Clinton also taped an appearance on the Comedy Central show "Broad City" to air next year.

Hello, young people, I'm Hillary Clinton!

But the problem is this:

The 68-year old former secretary of state has Democratic establishment backing, key union endorsements and strong support from seniors, yet has thus far been unable to crack the code with millennials and GenXers. In Iowa and New Hampshire, Bernie Sanders, her 74-year old primary opponent, is winning nearly 60% of voters under 45 years old. Sanders is beating Clinton 41%-35% among Democratic millennials, according to The Harvard Institute of Politics' annual survey of millennials, released last week. And among all age groups, she's running neck-and-neck in some head-to-head polls against the pair of 44-year-old GOP senators Ted Cruz and Marco Rubio.

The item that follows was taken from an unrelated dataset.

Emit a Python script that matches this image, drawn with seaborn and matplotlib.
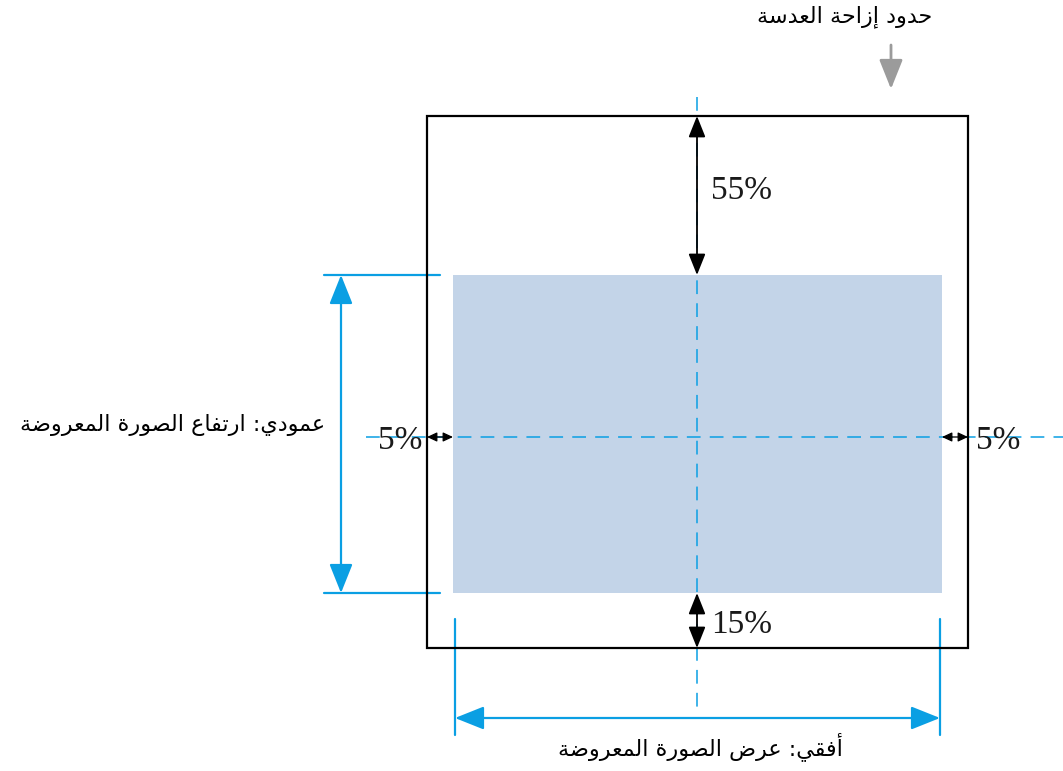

This has the pundits scratching their heads: Why, why, why won't the young 'uns realize that Hillary Clinton is just like them?

The New York Times analyzes the problem as a "generational divide" between mothers and daughters: Younger women don't feel the urgent necessity that their feminist moms feel about electing the first woman president. But the Washington Post thinks the actual generational divide is between mothers and sons: Sure, young Democrats of both sexes prefer Bernie to Hillary, but more young Dem men are choosing Bernie than young Dem women, who seem to rally a bit more strongly to that First Woman President idea that their moms love.

So tireless Hillary-booster Amanda Marcotte has a better idea than all that Snapchatting: Scolding:

But the gap between young men and young women does suggest, though I’ll get no end of grief for saying this out loud, that a chunk of Sanders support with his young male cohort comes from guys who really don’t cotton well to the idea of women in power….

[P]lenty of men with otherwise impeccable progressive politics have a special carve-out for women, who they still regard as a secondary class who are here to serve men and not to compete with them. This problem is an exponentially bigger one than the problem of young women not being feminist enough. Obviously, we could all probably stand to be a little more feminist, but on the scale of feminism, women are way ahead of the curve. It’s time for men to start playing catch-up.

Right! Hillary, quit fooling around with the social media and start badgering those laggard young men. First woman president! First woman president!